Adi Arwan Alimin dan Mirawati. (IST)
Oleh: Adi Arwan Alimin
(Masyarakat Sejarawan Indonesia Sulawesi Barat)
Sejarah Indonesia di ruang kelas menghadapi tantangan epistemologis fundamental. Dominasi narasi sentralistik telah mengabaikan potensi sejarah lokal sebagai sumber pembelajaran bermakna. Artikel ini mengkaji integrasi kearifan lokal dalam pembelajaran sejarah melalui studi kasus Sulawesi Barat, menawarkan kerangka teoretis dan strategi implementatif yang sistematis.

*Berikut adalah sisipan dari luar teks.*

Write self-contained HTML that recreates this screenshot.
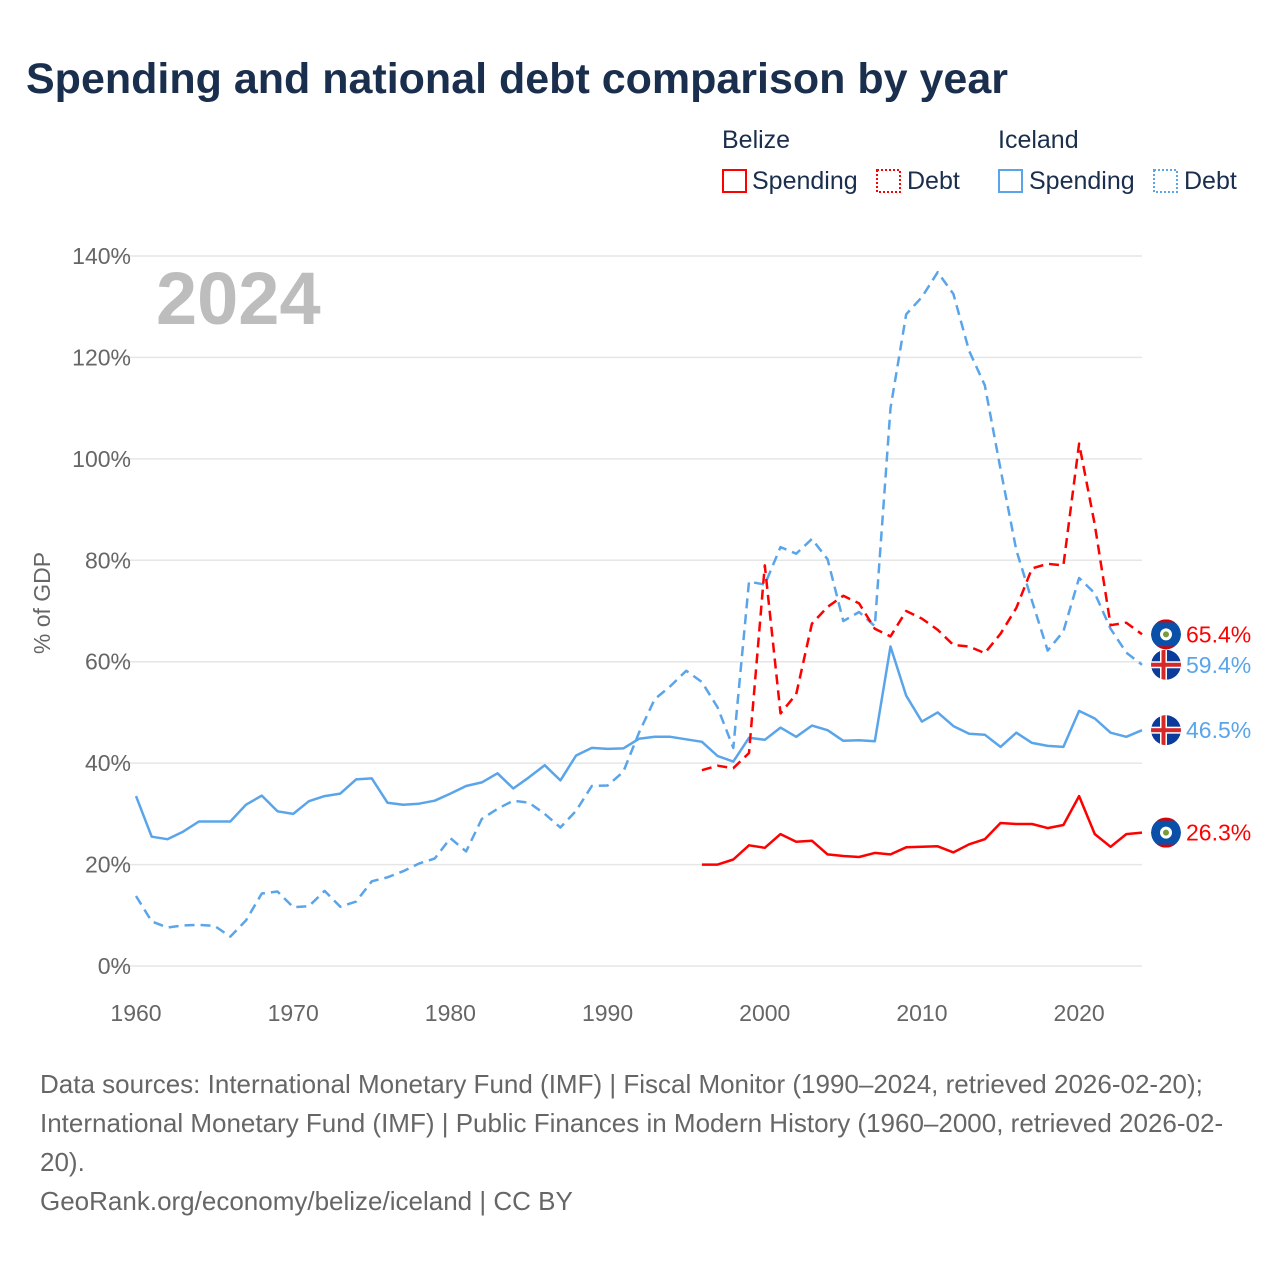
<!DOCTYPE html>
<html><head><meta charset="utf-8"><style>
body{margin:0;background:#fff;font-family:"Liberation Sans",sans-serif;}
svg text{font-family:"Liberation Sans",sans-serif;}
</style></head><body>
<svg width="1280" height="1280" xmlns="http://www.w3.org/2000/svg" id="chart">
<text x="26" y="93" font-size="43" font-weight="bold" fill="#1a2e4d">Spending and national debt comparison by year</text>
<g font-size="25" fill="#1a2e4d">
<text x="722" y="148">Belize</text>
<text x="998" y="148">Iceland</text>
<g><rect x="723" y="170" width="23" height="22" fill="none" stroke="#f00" stroke-width="2"/><text x="752" y="189">Spending</text></g>
<g><rect x="877" y="170" width="23" height="22" fill="none" stroke="#f00" stroke-width="2" stroke-dasharray="2 2"/><text x="907" y="189">Debt</text></g>
<g><rect x="999" y="170" width="23" height="22" fill="none" stroke="#5aa5ea" stroke-width="2"/><text x="1029" y="189">Spending</text></g>
<g><rect x="1154" y="170" width="23" height="22" fill="none" stroke="#5aa5ea" stroke-width="2" stroke-dasharray="2 2"/><text x="1184" y="189">Debt</text></g>
</g>
<defs><clipPath id="fc"><circle cx="0" cy="0" r="15"/></clipPath></defs>
<g id="grid"></g>
<g id="yticks" font-size="23" fill="#666"></g>
<g id="xticks" font-size="23" fill="#666"></g>
<text x="0" y="0" transform="translate(50,603) rotate(-90)" text-anchor="middle" font-size="23" fill="#666">% of GDP</text>
<text x="156" y="324" font-size="74" font-weight="bold" fill="#bdbdbd">2024</text>
<g id="lines"></g>
<g id="ends"></g>
<g font-size="26" fill="#666">
<text x="40" y="1093">Data sources: International Monetary Fund (IMF) | Fiscal Monitor (1990–2024, retrieved 2026-02-20);</text>
<text x="40" y="1132">International Monetary Fund (IMF) | Public Finances in Modern History (1960–2000, retrieved 2026-02-</text>
<text x="40" y="1171">20).</text>
<text x="40" y="1210">GeoRank.org/economy/belize/iceland | CC BY</text>
</g>
</svg>
<script>
const yTicks=[0,20,40,60,80,100,120,140];
const xTicks=[1960,1970,1980,1990,2000,2010,2020];
const icelandYears0=1960;
const icelandSpending=[33.5,25.5,25,26.5,28.5,28.5,28.5,31.8,33.6,30.5,30,32.5,33.5,34,36.8,37,32.2,31.8,32,32.6,34,35.5,36.2,38,35,37.2,39.6,36.6,41.5,43,42.8,42.9,44.8,45.2,45.2,44.7,44.2,41.4,40.3,45,44.6,47,45.2,47.4,46.5,44.4,44.5,44.3,63,53.3,48.2,50,47.3,45.8,45.6,43.2,46,44,43.4,43.2,50.3,48.8,46,45.2,46.5];
const icelandDebt=[13.8,8.8,7.6,8,8.1,7.9,5.8,9,14.3,14.7,11.6,11.8,14.8,11.7,12.7,16.7,17.5,18.7,20.2,21.2,25.2,22.6,29,31,32.6,32.2,30,27.3,30.6,35.5,35.6,38.3,46,52.6,55.2,58.2,56,51,43,75.8,75.2,82.6,81.3,84.2,80.2,68,69.8,67,110,128.5,131.9,136.8,132.5,121.3,114.5,98,82,72,62.2,66,76.5,73.5,66.5,61.8,59.4];
const belizeYears0=1996;
const belizeSpending=[20,20,21,23.8,23.3,26,24.5,24.7,22,21.7,21.5,22.3,22,23.4,23.5,23.6,22.4,24,25,28.2,28,28,27.2,27.8,33.5,26,23.5,26,26.3];
const belizeDebt=[38.6,39.5,39,42,79,49.8,53.6,67.5,70.8,73,71.5,66.5,65,70,68.5,66.3,63.3,63,61.7,65.5,70.6,78.4,79.3,79,103,87,67.2,67.7,65.4];
const NS="http://www.w3.org/2000/svg";
const X=yr=>136+(yr-1960)*(1142-136)/64;
const Y=v=>966-v*(966-256)/140;
function mk(t,a,p){const e=document.createElementNS(NS,t);for(const k in a)e.setAttribute(k,a[k]);p.appendChild(e);return e;}
const grid=document.getElementById('grid'),yt=document.getElementById('yticks'),xt=document.getElementById('xticks');
yTicks.forEach(v=>{
 const l=mk('line',{x1:108,x2:1142,y1:Y(v),y2:Y(v),stroke:'#e6e6e6','stroke-width':1.5},grid);
 
 
 const t=mk('text',{x:131,y:Y(v)+8,'text-anchor':'end'},yt);t.textContent=v+'%';
 
 
});
xTicks.forEach(v=>{
 const t=mk('text',{x:X(v),y:1021,'text-anchor':'middle'},xt);t.textContent=v;
 
 
});
const lines=document.getElementById('lines');
function series(arr,y0,color,dash,name){
 const pts=arr.map((v,i)=>X(y0+i).toFixed(1)+','+Y(v).toFixed(1)).join(' ');
 const p=mk('polyline',{points:pts,fill:'none',stroke:color,'stroke-width':2.5,'stroke-linejoin':'round'},lines);
 if(dash)p.setAttribute('stroke-dasharray','10 6');
 
 
}
series(icelandSpending,icelandYears0,'#5aa5ea',false,'iceland-spending-line');
series(icelandDebt,icelandYears0,'#5aa5ea',true,'iceland-debt-line');
series(belizeSpending,belizeYears0,'#f00',false,'belize-spending-line');
series(belizeDebt,belizeYears0,'#f00',true,'belize-debt-line');
const ends=document.getElementById('ends');
function endLabel(arr,color,flag,name){
 const v=arr[arr.length-1],y=Y(v),cx=1166;
 const g=mk('g',{transform:'translate('+cx+','+y+')'},ends);
 
 
 const f=mk('g',{'clip-path':'url(#fc)'},g);
 mk('circle',{cx:0,cy:0,r:15,fill:flag==='bz'?'#0a4fa8':'#0b3c9c'},f);
 if(flag==='bz'){mk('circle',{cx:0,cy:0,r:6,fill:'#fff'},f);mk('circle',{cx:0,cy:0,r:3,fill:'#7a9b3a'},f);
  mk('rect',{x:-15,y:-15,width:30,height:3,fill:'#d00'},f);mk('rect',{x:-15,y:12,width:30,height:3,fill:'#d00'},f);}
 else{mk('rect',{x:-15,y:-3.5,width:30,height:7,fill:'#fff'},f);mk('rect',{x:-6,y:-15,width:7,height:30,fill:'#fff'},f);
  mk('rect',{x:-15,y:-2,width:30,height:4,fill:'#d62828'},f);mk('rect',{x:-4.5,y:-15,width:4,height:30,fill:'#d62828'},f);}
 const t=mk('text',{x:20,y:8,fill:color,'font-size':23},g);t.textContent=v.toFixed(1)+'%';
}
endLabel(belizeDebt,'#f00','bz','belize-debt-end-label');
endLabel(icelandDebt,'#5aa5ea','is','iceland-debt-end-label');
endLabel(icelandSpending,'#5aa5ea','is','iceland-spending-end-label');
endLabel(belizeSpending,'#f00','bz','belize-spending-end-label');
</script>
</body></html>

Catatan ini hendak menunjukkan bahwa integrasi kearifan lokal bukan sekadar diversifikasi konten, melainkan transformasi paradigmatik yang menempatkan lokalitas sebagai episteme pembelajaran sejarah yang valid dan produktif.

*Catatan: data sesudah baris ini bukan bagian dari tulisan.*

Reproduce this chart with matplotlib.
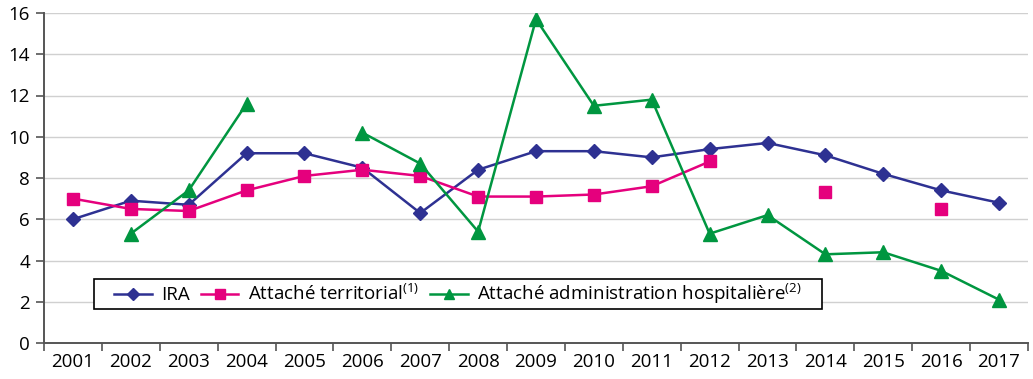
import numpy as np
import matplotlib
matplotlib.use("Agg")
import matplotlib.pyplot as plt
from matplotlib.patches import Rectangle
from matplotlib.ticker import FixedLocator

plt.rcParams['font.family'] = ['Open Sans', 'DejaVu Sans']
plt.rcParams['mathtext.fontset'] = 'custom'
plt.rcParams['mathtext.rm'] = 'Open Sans'

years = [str(y) for y in range(2001, 2018)]
nan = np.nan
ira = [6.0, 6.9, 6.7, 9.2, 9.2, 8.5, 6.3, 8.4, 9.3, 9.3, 9.0, 9.4, 9.7, 9.1, 8.2, 7.4, 6.8]
territorial = [7.0, 6.5, 6.4, 7.4, 8.1, 8.4, 8.1, 7.1, 7.1, 7.2, 7.6, 8.8, nan, 7.3, nan, 6.5, nan]
hospitaliere = [nan, 5.3, 7.4, 11.6, nan, 10.2, 8.7, 5.4, 15.7, 11.5, 11.8, 5.3, 6.2, 4.3, 4.4, 3.5, 2.1]

labels = ['IRA',
          r'Attaché territorial$^{\mathregular{(1)}}$',
          r'Attaché administration hospitalière$^{\mathregular{(2)}}$']

fig = plt.figure(figsize=(10.33, 3.79), dpi=100)
ax = fig.add_axes([44/1033, 1-343/379, 984/1033, 330/379])

x = np.arange(len(years))
ax.plot(x, ira, color='#2e3192', lw=1.8, marker='D', ms=7.5, label=labels[0])
ax.plot(x, territorial, color='#e5007d', lw=1.8, marker='s', ms=9, label=labels[1])
ax.plot(x, hospitaliere, color='#009640', lw=1.8, marker='^', ms=9.5, label=labels[2])

ax.set_xlim(-0.5, len(years) - 0.5)
ax.set_ylim(0, 16)
ax.set_yticks(range(0, 17, 2))
ax.set_xticks(x)
ax.set_xticklabels(years)
ax.tick_params(axis='x', which='major', length=0, pad=7, labelsize=13.5)
ax.xaxis.set_minor_locator(FixedLocator(np.arange(-0.5, len(years), 1)))
ax.tick_params(axis='x', which='minor', length=6, color='#555555', width=1.2)
ax.tick_params(axis='y', length=6, color='#555555', width=1.2, labelsize=13.5, pad=4)

ax.grid(axis='y', color='#d0d0d0', lw=1)
ax.set_axisbelow(True)
for s in ['top', 'right']:
    ax.spines[s].set_visible(False)
for s in ['left', 'bottom']:
    ax.spines[s].set_color('#555555')
    ax.spines[s].set_linewidth(1.4)

handles, _ = ax.get_legend_handles_labels()
leg = fig.legend(handles, labels, loc='lower left', bbox_to_anchor=(0.0683, 0.103),
                 bbox_transform=ax.transAxes, ncol=3, fontsize=13.5,
                 frameon=False, markerscale=0.8,
                 handlelength=2.0, columnspacing=0.6, handletextpad=0.5,
                 borderaxespad=0, borderpad=0.15)
leg.set_zorder(5)

# legend box drawn by hand: wider padding at the sides than at top/bottom
fig.canvas.draw()
bb = leg.get_window_extent()
pad_x = 17
box = Rectangle((bb.x0 - pad_x, bb.y0), bb.width + 2 * pad_x, bb.height,
                transform=None, facecolor='white', edgecolor='black', lw=1.2, zorder=4)
fig.patches.append(box)

fig.savefig('out.png', dpi=100)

Pembelajaran sejarah di Indonesia mengalami apa yang dapat disebut sebagai alienasi geografis-kultural. Kondisi di mana peserta didik menguasai narasi historis yang secara spasial dan kultural jauh dari pengalaman hidup mereka, sementara mengalami ketidaktahuan terhadap sejarah lokal yang membentuk identitas komunitas mereka.
Fenomena ini bukan sekadar persoalan teknis-kurikuler, melainkan mencerminkan struktur epistemologis pendidikan yang mewarisi logika sentralisasi kolonial.
Dimensi berkebinekaan global secara implisit mengakui urgensi reposisi lokalitas dalam pendidikan. Premis dasarnya pemahaman terhadap keberagaman global hanya dapat dibangun di atas fondasi pengenalan mendalam terhadap keberagaman lokal.
Namun, operasional prinsip ini dalam praktik pembelajaran sejarah masih menghadapi berbagai kendala, seperti keterbatasan sumber rujukan, minimnya kompetensi guru dalam metodologi sejarah lokal. Serta absennya framework integrasi yang sistematis.